### TASK INSTRUCTIONS
Answer with a single number: how many lines in the listing below include "this"?

Stored data:
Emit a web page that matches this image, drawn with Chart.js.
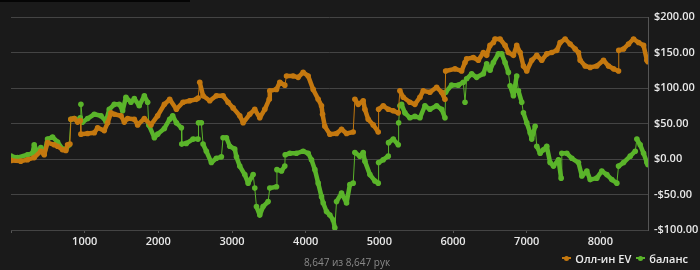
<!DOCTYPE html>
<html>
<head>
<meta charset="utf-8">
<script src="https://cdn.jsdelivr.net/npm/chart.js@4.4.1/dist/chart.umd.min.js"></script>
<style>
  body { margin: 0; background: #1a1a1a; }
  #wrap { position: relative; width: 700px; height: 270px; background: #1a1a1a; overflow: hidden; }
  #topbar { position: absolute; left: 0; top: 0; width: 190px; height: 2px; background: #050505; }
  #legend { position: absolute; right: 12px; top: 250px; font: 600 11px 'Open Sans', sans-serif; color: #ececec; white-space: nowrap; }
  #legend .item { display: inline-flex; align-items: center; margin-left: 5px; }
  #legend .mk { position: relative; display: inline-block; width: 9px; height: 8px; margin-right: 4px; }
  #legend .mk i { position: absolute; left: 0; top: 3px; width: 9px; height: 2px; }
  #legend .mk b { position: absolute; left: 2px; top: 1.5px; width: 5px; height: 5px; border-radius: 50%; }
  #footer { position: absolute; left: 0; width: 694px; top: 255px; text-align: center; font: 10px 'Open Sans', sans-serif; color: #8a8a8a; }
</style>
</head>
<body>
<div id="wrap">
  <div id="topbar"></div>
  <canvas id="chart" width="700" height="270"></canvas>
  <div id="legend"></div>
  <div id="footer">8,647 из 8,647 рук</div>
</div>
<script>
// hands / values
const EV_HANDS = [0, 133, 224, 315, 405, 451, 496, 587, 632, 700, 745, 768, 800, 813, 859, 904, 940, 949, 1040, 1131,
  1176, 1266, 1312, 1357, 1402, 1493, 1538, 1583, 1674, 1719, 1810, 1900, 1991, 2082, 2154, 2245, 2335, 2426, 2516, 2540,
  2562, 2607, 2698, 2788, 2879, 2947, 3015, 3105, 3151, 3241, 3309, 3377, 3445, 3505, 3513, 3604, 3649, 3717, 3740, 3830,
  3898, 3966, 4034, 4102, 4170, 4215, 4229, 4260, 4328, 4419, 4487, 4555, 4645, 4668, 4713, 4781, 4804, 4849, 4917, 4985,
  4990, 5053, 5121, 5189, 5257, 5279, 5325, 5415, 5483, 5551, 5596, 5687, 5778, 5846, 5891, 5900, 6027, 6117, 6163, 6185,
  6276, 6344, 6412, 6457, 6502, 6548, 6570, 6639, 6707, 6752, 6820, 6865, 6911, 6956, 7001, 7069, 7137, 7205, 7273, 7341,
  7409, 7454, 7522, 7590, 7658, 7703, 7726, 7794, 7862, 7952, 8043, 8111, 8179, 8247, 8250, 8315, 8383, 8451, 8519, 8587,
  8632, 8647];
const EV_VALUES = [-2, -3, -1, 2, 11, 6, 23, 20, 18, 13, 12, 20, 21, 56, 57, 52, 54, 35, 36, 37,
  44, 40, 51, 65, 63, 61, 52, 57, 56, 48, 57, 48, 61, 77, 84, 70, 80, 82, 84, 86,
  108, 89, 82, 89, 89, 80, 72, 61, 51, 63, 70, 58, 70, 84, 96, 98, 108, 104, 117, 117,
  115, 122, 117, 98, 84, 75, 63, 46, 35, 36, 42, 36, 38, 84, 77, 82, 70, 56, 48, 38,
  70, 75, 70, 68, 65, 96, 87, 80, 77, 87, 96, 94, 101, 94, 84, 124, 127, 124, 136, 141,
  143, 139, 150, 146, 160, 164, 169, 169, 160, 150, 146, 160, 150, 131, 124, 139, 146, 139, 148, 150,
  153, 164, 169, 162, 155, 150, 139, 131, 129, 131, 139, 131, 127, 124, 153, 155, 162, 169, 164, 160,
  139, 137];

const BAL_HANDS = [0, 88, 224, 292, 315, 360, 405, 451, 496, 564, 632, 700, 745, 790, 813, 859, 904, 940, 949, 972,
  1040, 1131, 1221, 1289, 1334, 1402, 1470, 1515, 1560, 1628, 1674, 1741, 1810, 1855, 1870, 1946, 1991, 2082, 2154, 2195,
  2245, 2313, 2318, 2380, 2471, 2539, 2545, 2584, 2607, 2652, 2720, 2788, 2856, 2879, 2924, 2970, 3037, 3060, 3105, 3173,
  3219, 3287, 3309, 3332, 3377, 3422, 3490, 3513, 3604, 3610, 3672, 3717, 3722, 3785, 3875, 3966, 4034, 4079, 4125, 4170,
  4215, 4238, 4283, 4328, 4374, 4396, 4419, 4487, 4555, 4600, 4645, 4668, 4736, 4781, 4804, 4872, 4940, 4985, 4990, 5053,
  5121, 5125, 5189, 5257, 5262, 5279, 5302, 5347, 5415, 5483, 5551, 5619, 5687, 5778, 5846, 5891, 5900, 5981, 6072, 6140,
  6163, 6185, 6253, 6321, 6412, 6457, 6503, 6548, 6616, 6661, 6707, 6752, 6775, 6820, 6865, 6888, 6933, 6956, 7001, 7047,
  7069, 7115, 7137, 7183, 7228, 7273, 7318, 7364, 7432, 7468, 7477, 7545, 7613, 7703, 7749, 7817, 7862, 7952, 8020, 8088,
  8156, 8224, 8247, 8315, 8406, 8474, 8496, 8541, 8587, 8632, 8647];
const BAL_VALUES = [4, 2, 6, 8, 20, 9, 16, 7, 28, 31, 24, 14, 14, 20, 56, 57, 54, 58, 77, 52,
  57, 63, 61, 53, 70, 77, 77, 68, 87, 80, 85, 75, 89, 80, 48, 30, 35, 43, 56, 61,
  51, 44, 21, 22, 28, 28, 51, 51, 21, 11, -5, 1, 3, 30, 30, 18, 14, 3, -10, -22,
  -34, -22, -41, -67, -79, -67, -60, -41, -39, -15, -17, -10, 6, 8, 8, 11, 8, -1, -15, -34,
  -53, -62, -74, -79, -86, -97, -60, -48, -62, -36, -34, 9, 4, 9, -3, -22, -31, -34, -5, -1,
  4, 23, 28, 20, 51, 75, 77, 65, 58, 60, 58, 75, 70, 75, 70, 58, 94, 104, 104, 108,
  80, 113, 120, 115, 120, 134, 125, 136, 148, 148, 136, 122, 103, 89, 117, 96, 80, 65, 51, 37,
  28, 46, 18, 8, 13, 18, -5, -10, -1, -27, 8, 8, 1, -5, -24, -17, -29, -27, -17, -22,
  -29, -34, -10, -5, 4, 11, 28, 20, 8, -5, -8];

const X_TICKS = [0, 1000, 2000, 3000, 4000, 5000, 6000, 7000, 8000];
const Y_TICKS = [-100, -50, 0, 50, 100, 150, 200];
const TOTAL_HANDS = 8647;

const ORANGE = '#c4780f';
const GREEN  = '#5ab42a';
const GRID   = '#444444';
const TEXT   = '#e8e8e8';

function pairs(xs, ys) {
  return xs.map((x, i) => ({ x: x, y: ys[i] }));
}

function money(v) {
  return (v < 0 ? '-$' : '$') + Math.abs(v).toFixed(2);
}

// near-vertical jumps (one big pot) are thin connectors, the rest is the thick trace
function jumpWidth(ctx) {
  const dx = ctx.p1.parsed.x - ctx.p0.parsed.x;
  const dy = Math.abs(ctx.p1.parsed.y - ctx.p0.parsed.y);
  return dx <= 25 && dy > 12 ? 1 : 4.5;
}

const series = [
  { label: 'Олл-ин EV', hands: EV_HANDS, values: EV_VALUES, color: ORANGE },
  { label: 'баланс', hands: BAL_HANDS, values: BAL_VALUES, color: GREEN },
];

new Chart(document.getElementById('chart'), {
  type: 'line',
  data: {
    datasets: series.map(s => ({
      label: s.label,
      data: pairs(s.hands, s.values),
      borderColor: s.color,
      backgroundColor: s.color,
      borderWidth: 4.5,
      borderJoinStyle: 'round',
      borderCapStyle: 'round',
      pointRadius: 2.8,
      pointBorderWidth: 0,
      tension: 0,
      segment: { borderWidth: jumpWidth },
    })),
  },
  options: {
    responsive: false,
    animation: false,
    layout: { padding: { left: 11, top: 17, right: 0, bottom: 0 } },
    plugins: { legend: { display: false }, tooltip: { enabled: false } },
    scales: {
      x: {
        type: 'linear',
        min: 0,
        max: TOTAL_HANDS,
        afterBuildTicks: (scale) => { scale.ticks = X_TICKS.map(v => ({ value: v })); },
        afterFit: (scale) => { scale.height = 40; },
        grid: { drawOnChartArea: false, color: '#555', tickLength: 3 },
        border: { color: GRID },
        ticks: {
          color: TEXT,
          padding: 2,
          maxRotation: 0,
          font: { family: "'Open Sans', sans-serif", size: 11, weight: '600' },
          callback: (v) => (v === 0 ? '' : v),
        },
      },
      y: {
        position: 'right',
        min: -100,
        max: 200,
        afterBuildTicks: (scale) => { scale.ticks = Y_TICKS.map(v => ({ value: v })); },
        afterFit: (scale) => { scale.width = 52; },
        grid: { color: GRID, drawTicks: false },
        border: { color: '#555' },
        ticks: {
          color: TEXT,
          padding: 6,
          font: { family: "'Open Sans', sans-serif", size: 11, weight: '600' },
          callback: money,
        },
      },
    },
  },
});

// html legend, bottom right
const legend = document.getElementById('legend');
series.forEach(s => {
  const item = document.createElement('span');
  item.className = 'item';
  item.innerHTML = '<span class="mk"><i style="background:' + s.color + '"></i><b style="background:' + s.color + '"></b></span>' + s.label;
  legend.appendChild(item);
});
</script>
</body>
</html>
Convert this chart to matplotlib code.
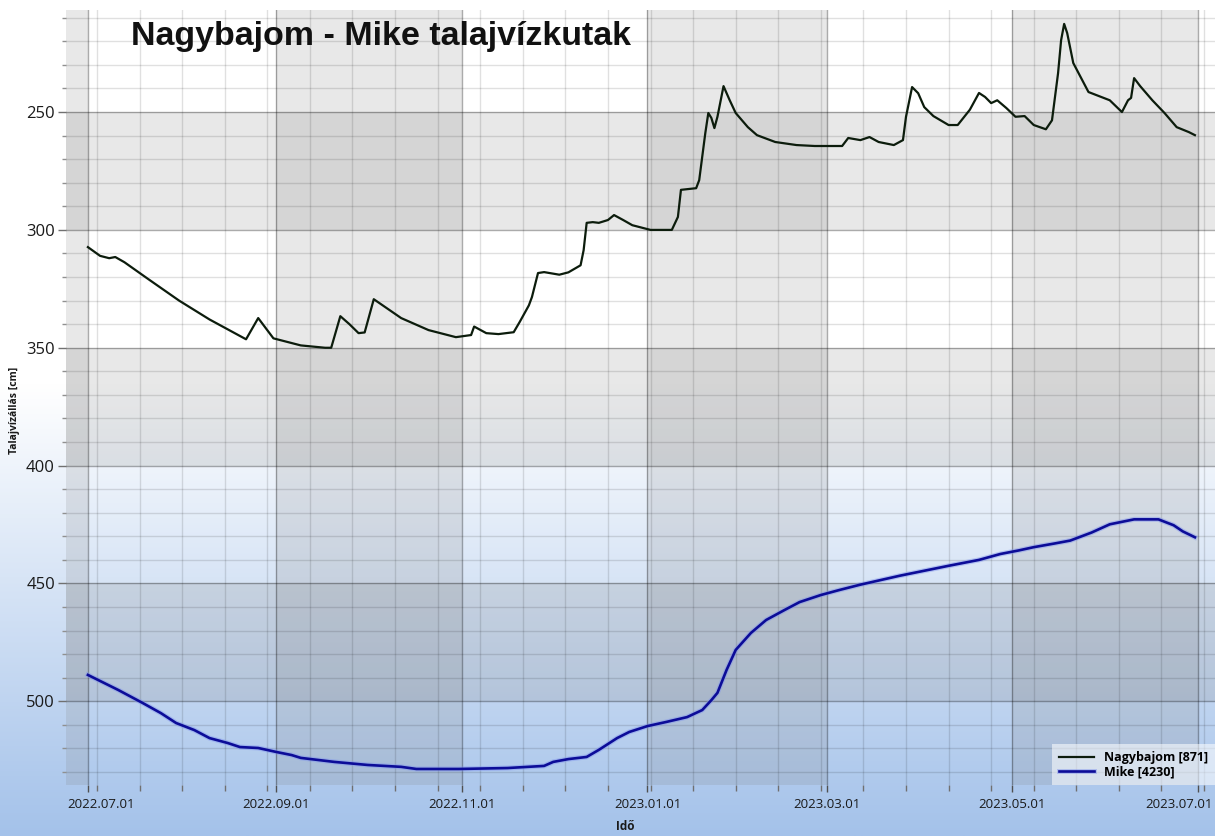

### THE RESPONSE
2